4. Thus, evidently, the settled position is that interference with the concurrent findings in an appeal under Article 136 of the Constitution is to be made sparingly, that too when the judgment impugned is absolutely perverse. On appreciation of evidence another view is possible also cannot be a reason for substitution of a plausible view taken and confirmed. We will now, bearing in mind the settled position, proceed to consider as to whether the said appellate power invites invocation in the case on hand.

5. For making a consideration as mentioned above, it is only apposite to make a brief reference to the facts involved in the case revealed from the averments in the plaint. The predecessor-in-interest of the appellants, viz., Shri Rama Nand, was the bhumidar of certain extent of agricultural land situated in Village Naraina in Delhi. The said plot of agricultural land was acquired and Award No.19/75- 76 was passed in relation to its acquisition on 09.01.1976. Subsequently, Rama Nand died, leaving behind his widow, two sons – Nahar Singh and Dhan Singh and four daughters – Smt. Shakuntala Devi, Smt. Krishna Devi, Smt. Parvati Devi and Smt. Santhosh. Later, the widow of Shri Rama Nand also died.

As per the policy, whereunder the land was acquired, the bhumidar was entitled to allotment of alternative residential plot in lieu of the acquired land. Later, the alternative plot was allotted by respondent Nos.1 to 4 in the exclusive name of Dhan Singh, upon his production of registered Relinquishment Deed, as per letter No.F- 31(11)/8/87/LB/ALT/8226 dated 08.03.1991. The said letter dated 08.03.1991 to the 5th respondent for allotment of an alternative residential plot in his name, based on the Relinquishment Deed issued by the other legal heirs in his favour, came to the notice of Shri Nahar Singh, who thereupon filed an objection on 05.04.1991, before respondent Nos.1-4 stating that alternative plot shall not be allotted in the exclusive name of Dhan Singh. Further, it was stated therein that the Relinquishment Deed produced before the Authorities was obtained fraudulently by Dhan Singh.

Subsequently, Nahar Singh died on 14.05.1993. Thereupon, his widow and children stepped into his shoes. Furthermore, it is averred in the plaint that thereupon, the original plaintiff No.1 submitted similar representations to the Authorities in a bid to make them refrain from allotting the alternative plot in the exclusive name of the 5th respondent. It is thereafter that they instituted Suit No.410 of 2000, on 14.06.2000. All these averments are specifically made in the said plaint. At this juncture, it is to be noted that the four sisters of Nahar Singh who are also the legal heirs of deceased Rama Nand did not join them for instituting the suit against Dhan Singh (the 5th respondent in the Suit) and virtually, they were made proforma defendants therein.
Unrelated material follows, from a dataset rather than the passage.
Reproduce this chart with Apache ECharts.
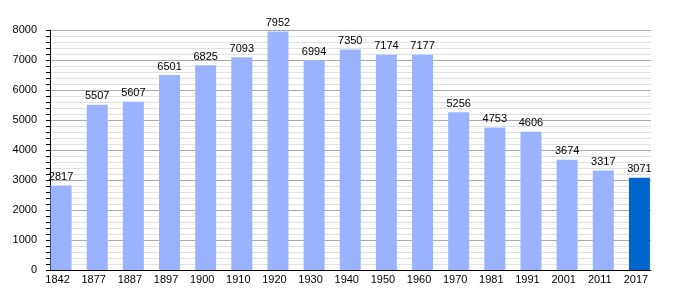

6. A bare perusal of the plaint would reveal that the suit was instituted for declaratory reliefs, inter alia, stating that the cause of action arose when application for alternative plot was made by the Defendant No.5 by playing fraud and claiming himself to be the sole and exclusive heir of deceased Rama Nand and further when objections through representations were made to the wrongful application of allotment, on number of dates. Based on such averments it was prayed for a decree declaring that the Plaintiffs are the coowners in the allotment of the suit Plot No.13, Type A-I in Sector 26, Rohini, New Delhi (allotted in lieu of permanent acquisition of the lands of Shri Rama Nand, s/o Bhupan) and the Defendant No.5 is not the exclusive allotted/owner of the said residential plot in suit. The further relief sought for is entirely dependant on the above declaratory relief.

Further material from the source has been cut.